Neve Shalom/Wahad al-Salam
It’s been a hectic first week of my research trip in Israel: I arrived with Jerry, my research assistant and cultural guide, Sunday just before noon. We grabbed a rental car and drove to Neve Shalom/Wahat-al Salam, where we stayed for four nights at a guest house at this unique community. After dropping our bags, we got an introduction to Neve Shalom/Wahad al-Salam from Abdessalam Najjar, one of the earliest residents. The community was founded about 30 years ago, just off the Tel-Aviv/Jerusalem highway, as a place where Arabs and Jews could live in peaceful co-existence, while also running programs that encourage dialogue to help others do the same.
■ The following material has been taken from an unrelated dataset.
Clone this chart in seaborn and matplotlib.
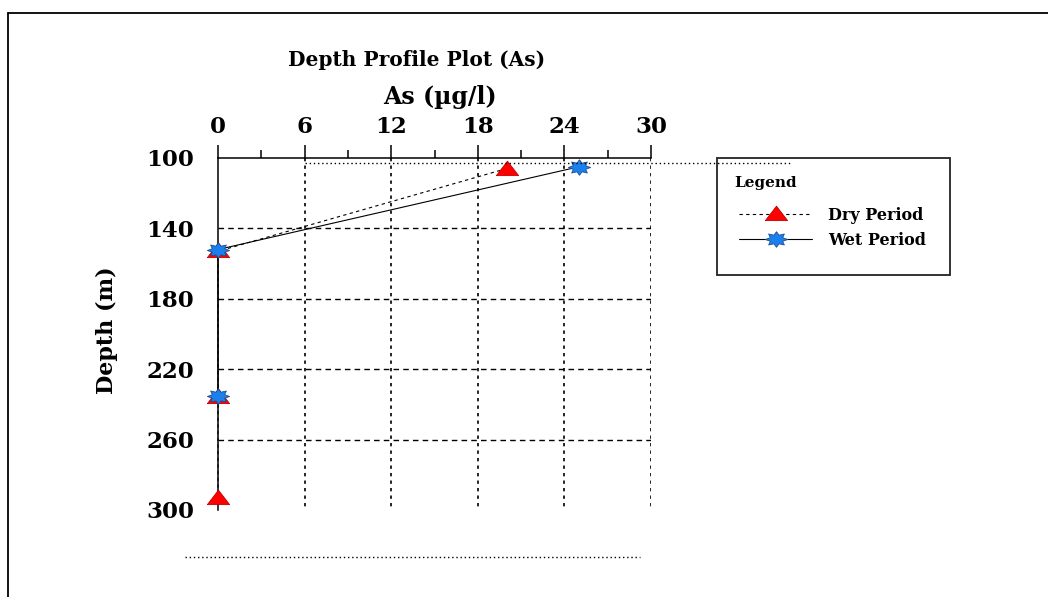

Today, there is a long waitlist of other Arab and Jewish residents of Israel keen to take up residence. (Space on the limited amount of land, donated in a covenant by the nearby Latrun Monastery, is the main issue holding back expansion.) Abdesssalam admitted that his community is far from typical in his country; in fact, the government likes to use Neve Shalom in its feel-good press relations while giving no financial or other support to the community itself. Rather, it’s something of an isolated island of middle-class professionals who have managed to find a way of living with the conflict that divides this country while not ignoring it. It’s also a beautiful neighbourhood in an idyllic rural setting where the coastal plains start to rise toward the hills of Jerusalem—a soothing setting to sleep off some jet-lag while still running around and doing interviews.
Next, we had tea at Kibbutz Revadim (where Jerry’s sister, a ceramics artist lives), and spoke with Uri Pinkerfeld, a founder as well as an activist who acts to protect Palestinian olive groves from destruction by settlers. He told us about the early history of the kibbutz, which was originally near Jerusalem but captured and then relocated during and after the War of 1948, and the process of privatization that it underwent, after careful consideration by its members. This “change” was less traumatic at Revadim, which wasn’t in as deep financial crisis as many kibbutzim.